═══ SOURCE MATERIAL
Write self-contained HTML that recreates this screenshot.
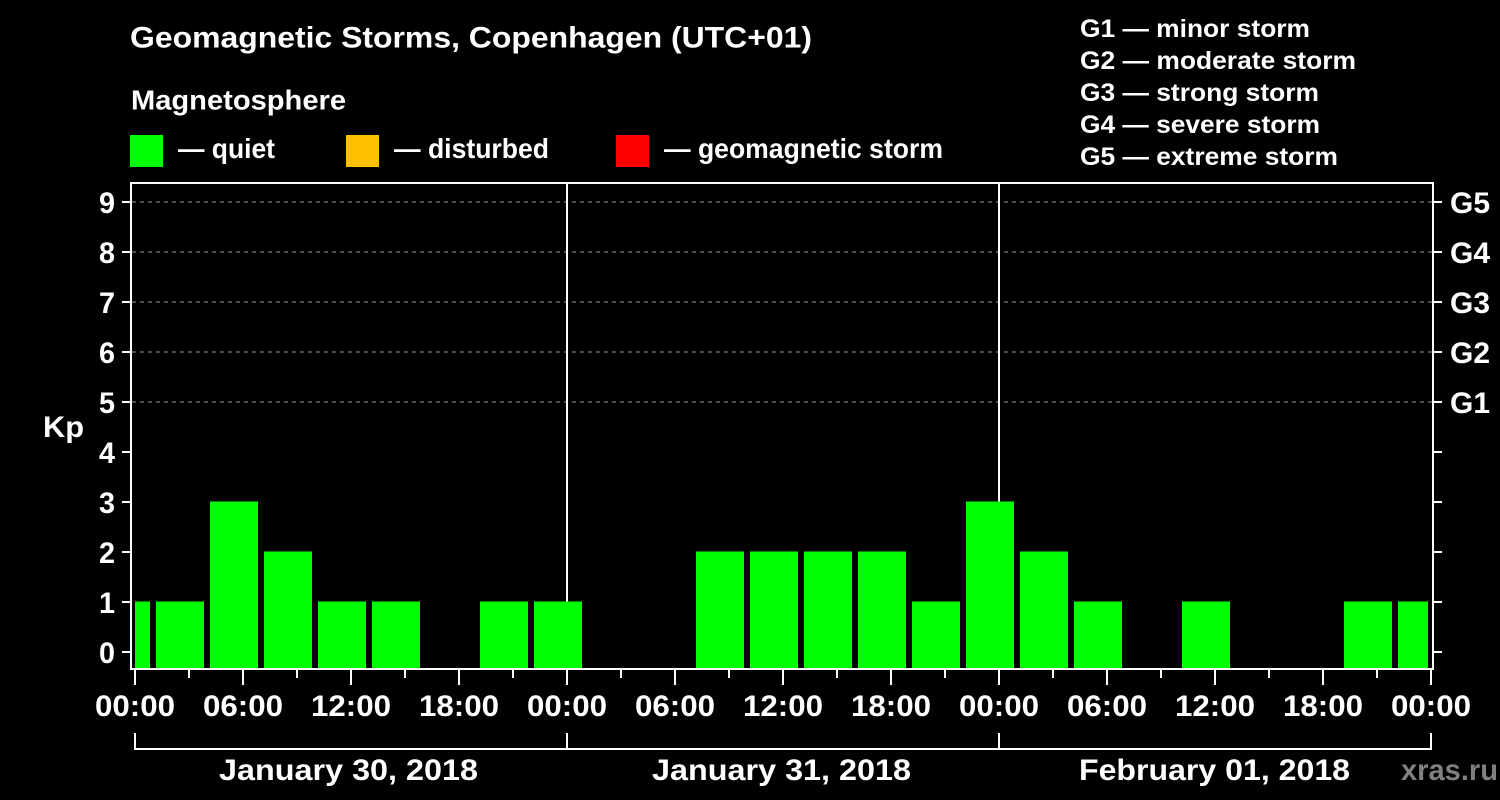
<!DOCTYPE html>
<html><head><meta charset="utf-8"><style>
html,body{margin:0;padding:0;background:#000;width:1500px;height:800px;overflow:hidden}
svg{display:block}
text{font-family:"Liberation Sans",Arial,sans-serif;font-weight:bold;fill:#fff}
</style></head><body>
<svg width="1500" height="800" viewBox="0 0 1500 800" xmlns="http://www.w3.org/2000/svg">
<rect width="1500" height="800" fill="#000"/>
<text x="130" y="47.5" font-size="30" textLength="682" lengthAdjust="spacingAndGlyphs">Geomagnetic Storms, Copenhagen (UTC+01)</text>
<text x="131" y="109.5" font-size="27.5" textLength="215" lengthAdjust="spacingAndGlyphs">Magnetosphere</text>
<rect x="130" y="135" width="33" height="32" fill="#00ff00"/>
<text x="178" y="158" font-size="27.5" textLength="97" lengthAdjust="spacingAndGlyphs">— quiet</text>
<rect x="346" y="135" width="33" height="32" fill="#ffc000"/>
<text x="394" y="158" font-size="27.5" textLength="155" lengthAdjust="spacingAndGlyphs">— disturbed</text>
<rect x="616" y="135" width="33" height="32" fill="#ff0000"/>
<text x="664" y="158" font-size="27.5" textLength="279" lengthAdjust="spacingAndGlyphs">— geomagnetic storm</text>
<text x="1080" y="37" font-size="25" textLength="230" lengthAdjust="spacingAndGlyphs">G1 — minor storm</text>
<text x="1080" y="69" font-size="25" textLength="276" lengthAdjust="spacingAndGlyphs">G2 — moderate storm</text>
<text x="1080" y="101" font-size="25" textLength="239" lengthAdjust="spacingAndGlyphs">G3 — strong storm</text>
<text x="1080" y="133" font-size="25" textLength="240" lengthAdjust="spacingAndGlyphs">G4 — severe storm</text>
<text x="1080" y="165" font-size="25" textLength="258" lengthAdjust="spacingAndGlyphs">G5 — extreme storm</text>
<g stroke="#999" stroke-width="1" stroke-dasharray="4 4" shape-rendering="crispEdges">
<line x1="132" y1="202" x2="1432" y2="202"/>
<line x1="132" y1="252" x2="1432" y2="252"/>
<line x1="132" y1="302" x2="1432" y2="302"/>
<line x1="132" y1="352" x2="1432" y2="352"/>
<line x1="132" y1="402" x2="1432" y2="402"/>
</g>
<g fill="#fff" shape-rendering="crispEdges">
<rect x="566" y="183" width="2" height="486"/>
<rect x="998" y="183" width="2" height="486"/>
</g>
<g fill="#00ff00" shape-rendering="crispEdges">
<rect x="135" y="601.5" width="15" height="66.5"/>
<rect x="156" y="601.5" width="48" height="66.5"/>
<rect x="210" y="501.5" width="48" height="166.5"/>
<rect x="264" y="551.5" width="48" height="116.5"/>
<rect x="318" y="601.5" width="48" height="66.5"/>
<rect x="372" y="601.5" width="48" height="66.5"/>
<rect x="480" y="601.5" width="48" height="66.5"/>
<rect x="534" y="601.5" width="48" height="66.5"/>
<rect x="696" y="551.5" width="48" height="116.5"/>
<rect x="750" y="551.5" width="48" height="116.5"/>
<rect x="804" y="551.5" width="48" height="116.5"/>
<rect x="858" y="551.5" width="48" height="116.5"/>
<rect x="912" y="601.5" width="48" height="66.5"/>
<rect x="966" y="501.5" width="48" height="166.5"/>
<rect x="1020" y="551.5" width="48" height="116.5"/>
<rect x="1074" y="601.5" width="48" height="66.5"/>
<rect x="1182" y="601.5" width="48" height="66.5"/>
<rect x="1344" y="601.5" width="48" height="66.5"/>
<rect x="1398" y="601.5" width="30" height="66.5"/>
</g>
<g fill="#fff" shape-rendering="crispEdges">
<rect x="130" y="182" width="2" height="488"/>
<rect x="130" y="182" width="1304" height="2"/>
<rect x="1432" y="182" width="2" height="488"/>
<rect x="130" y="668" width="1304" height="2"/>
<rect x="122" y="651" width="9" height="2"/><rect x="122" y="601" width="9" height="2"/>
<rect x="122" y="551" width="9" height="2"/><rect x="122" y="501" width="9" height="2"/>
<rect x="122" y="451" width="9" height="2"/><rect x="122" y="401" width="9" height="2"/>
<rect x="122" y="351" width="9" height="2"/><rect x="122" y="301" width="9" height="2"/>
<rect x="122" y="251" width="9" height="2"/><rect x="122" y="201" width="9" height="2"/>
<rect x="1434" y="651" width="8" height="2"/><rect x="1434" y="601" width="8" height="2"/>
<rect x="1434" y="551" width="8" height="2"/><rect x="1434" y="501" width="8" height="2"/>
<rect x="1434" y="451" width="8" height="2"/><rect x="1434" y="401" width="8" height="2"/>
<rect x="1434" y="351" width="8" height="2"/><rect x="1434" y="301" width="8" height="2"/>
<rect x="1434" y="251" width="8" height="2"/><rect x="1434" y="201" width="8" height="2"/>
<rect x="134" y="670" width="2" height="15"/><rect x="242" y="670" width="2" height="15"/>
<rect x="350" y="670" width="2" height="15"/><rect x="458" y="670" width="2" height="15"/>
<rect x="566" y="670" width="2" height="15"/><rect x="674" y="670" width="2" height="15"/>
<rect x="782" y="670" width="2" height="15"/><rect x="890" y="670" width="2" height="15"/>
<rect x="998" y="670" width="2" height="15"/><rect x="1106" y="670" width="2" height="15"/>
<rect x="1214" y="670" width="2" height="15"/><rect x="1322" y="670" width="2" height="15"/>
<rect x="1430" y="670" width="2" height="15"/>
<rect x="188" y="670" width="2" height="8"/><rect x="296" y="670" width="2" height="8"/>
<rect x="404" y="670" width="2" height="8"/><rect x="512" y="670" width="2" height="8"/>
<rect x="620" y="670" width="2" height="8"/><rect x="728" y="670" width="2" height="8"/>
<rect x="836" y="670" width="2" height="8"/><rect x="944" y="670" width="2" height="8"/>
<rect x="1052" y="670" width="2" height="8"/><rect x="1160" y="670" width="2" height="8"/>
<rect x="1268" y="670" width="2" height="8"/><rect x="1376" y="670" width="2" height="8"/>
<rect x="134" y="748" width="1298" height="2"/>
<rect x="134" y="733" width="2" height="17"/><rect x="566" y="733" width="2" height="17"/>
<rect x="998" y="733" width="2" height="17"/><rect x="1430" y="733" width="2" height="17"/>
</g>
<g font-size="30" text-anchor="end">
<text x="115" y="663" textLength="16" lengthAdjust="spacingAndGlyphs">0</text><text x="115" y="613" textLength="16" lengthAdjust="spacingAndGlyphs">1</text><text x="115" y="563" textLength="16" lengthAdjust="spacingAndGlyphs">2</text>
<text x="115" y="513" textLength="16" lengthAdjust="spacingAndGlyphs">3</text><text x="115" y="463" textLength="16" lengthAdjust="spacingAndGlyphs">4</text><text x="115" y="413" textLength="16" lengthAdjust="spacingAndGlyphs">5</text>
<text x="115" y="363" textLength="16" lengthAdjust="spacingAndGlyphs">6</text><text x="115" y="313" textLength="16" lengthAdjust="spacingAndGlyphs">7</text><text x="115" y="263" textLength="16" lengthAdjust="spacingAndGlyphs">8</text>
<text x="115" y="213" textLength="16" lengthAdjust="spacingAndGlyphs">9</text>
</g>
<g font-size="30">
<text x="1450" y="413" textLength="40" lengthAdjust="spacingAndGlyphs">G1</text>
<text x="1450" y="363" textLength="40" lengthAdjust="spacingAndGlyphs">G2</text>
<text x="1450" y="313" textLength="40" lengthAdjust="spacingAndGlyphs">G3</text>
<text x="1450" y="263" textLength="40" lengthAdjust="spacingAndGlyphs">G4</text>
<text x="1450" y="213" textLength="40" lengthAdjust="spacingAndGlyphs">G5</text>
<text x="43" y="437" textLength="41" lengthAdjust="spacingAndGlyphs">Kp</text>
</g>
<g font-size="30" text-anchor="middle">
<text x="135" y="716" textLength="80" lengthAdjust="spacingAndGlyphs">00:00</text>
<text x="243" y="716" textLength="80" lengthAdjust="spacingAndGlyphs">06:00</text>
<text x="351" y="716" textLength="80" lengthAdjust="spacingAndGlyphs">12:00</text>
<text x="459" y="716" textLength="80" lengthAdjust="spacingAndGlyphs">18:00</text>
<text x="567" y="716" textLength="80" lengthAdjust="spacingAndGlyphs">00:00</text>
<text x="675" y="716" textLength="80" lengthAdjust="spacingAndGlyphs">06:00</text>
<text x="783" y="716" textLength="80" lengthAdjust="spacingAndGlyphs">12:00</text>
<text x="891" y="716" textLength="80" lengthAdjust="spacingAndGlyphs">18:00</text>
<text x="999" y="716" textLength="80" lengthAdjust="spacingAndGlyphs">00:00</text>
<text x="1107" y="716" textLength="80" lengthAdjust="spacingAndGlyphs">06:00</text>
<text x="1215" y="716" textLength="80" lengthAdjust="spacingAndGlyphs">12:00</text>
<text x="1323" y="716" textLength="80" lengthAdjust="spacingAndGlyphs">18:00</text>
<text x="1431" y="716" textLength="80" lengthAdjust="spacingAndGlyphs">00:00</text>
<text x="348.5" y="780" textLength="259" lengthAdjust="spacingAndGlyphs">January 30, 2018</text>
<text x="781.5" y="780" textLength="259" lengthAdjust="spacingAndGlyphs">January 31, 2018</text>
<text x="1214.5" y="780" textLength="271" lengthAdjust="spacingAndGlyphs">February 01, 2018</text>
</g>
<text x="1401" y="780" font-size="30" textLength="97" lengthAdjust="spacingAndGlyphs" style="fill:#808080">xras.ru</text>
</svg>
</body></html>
══════
═══ SOURCE MATERIAL
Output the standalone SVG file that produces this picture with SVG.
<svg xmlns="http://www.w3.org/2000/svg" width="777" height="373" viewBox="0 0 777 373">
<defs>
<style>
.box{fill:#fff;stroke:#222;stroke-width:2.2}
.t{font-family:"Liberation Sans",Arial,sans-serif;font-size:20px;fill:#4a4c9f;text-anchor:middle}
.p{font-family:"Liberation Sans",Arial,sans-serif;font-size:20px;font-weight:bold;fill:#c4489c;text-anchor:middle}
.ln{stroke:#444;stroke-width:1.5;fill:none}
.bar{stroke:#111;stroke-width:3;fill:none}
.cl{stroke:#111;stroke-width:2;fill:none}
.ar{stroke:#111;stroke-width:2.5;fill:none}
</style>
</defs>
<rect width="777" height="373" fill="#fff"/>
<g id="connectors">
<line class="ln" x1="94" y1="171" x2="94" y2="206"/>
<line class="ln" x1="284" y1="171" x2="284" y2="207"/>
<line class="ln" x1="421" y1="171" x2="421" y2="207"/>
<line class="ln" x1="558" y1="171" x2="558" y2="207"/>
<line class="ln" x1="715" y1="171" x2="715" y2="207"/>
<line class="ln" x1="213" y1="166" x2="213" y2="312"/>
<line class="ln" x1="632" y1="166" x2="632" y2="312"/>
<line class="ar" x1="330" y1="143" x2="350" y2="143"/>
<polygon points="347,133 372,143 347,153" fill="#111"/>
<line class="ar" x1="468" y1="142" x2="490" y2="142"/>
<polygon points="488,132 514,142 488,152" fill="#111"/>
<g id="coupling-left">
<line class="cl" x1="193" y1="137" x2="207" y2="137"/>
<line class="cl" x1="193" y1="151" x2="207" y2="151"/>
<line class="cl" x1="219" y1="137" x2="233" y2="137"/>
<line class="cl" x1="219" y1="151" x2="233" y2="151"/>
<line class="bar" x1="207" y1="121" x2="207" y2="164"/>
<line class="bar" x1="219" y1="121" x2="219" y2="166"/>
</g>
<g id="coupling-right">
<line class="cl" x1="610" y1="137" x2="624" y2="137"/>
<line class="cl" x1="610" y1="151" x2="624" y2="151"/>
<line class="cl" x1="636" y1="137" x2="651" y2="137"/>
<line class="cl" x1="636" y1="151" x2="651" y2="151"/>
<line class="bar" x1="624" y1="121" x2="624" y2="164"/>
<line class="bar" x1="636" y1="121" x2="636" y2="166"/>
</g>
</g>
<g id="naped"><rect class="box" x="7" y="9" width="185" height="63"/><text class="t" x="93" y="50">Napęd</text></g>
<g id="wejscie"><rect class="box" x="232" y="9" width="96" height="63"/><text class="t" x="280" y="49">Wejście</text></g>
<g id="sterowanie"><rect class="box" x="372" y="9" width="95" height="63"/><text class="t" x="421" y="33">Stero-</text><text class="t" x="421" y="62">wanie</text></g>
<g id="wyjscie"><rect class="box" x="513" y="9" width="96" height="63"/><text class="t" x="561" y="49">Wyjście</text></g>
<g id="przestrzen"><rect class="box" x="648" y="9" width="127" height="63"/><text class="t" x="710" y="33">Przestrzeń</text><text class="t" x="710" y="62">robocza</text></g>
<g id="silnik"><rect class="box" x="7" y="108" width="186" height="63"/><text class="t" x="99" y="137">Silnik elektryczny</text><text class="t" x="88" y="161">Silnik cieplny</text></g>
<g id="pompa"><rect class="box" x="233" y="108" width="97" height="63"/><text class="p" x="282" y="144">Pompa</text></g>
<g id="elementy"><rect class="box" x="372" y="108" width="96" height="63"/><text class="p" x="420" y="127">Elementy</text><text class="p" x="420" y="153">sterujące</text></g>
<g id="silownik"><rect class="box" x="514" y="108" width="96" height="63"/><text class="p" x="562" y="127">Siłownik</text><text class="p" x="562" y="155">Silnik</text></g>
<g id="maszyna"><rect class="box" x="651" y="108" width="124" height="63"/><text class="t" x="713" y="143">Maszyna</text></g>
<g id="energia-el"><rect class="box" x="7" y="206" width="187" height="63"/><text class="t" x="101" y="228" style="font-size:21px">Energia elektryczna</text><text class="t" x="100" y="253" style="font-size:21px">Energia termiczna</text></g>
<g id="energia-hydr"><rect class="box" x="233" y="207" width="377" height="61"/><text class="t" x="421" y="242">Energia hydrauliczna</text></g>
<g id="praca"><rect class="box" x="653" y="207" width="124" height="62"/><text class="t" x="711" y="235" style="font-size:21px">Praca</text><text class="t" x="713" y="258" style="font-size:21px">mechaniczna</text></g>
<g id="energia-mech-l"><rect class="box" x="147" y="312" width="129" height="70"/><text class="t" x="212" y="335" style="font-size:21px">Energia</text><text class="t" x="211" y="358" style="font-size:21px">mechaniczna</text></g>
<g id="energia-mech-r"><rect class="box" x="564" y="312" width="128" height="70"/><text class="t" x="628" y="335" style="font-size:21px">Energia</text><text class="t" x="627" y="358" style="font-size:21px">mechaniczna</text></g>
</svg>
══════
═══ SOURCE MATERIAL
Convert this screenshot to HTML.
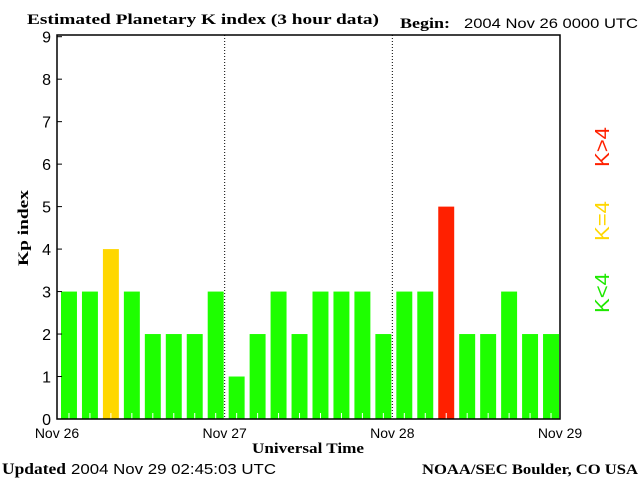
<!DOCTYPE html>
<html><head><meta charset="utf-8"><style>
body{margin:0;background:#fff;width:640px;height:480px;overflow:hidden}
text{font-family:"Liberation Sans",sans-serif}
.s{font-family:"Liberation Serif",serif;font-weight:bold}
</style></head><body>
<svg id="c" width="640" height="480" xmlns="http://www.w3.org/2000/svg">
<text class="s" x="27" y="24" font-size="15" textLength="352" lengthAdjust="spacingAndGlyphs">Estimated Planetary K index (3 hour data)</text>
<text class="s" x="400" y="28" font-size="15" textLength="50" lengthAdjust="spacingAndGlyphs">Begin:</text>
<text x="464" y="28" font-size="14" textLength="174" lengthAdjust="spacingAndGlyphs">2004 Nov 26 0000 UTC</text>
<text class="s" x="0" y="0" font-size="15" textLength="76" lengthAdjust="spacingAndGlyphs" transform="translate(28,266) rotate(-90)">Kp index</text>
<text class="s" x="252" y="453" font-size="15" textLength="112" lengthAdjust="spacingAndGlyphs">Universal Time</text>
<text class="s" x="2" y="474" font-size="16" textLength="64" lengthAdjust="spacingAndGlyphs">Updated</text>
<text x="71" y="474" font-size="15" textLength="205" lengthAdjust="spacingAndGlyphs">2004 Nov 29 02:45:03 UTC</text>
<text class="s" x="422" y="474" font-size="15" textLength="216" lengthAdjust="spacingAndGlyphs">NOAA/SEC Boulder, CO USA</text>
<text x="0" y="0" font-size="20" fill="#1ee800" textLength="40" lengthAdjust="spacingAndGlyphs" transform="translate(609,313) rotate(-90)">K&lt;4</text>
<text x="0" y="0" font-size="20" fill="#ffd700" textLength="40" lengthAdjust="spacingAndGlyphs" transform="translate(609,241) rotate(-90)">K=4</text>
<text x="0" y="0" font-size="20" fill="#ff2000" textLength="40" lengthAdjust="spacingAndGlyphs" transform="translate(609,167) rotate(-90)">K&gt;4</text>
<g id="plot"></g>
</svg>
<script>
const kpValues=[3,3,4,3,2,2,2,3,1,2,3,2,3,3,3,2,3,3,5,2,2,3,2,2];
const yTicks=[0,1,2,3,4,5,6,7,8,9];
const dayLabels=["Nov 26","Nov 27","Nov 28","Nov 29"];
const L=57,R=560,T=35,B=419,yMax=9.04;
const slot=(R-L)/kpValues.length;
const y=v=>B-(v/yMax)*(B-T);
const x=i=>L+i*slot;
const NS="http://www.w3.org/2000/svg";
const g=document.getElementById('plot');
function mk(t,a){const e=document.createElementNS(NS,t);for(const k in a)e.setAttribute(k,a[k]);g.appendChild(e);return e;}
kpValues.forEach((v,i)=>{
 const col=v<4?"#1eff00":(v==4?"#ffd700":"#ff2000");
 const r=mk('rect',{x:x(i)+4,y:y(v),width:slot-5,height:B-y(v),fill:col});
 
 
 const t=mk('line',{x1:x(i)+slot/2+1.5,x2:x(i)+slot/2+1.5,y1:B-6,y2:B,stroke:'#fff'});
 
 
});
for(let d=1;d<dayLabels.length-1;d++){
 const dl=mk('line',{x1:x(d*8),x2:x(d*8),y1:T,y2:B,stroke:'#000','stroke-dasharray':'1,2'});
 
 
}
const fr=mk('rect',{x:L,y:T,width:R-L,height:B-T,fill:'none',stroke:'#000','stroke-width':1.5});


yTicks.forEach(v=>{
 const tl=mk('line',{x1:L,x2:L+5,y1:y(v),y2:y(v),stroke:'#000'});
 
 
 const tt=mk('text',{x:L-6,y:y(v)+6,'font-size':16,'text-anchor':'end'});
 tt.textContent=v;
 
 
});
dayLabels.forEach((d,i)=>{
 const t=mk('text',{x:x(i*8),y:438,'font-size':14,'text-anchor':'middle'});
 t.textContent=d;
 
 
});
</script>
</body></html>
══════
EXERCISE – Read through the data and copy every line where "that" shows up.

EXPECTED OUTPUT –
Write self-contained HTML that recreates this screenshot.
Output the standalone SVG file that produces this picture with SVG.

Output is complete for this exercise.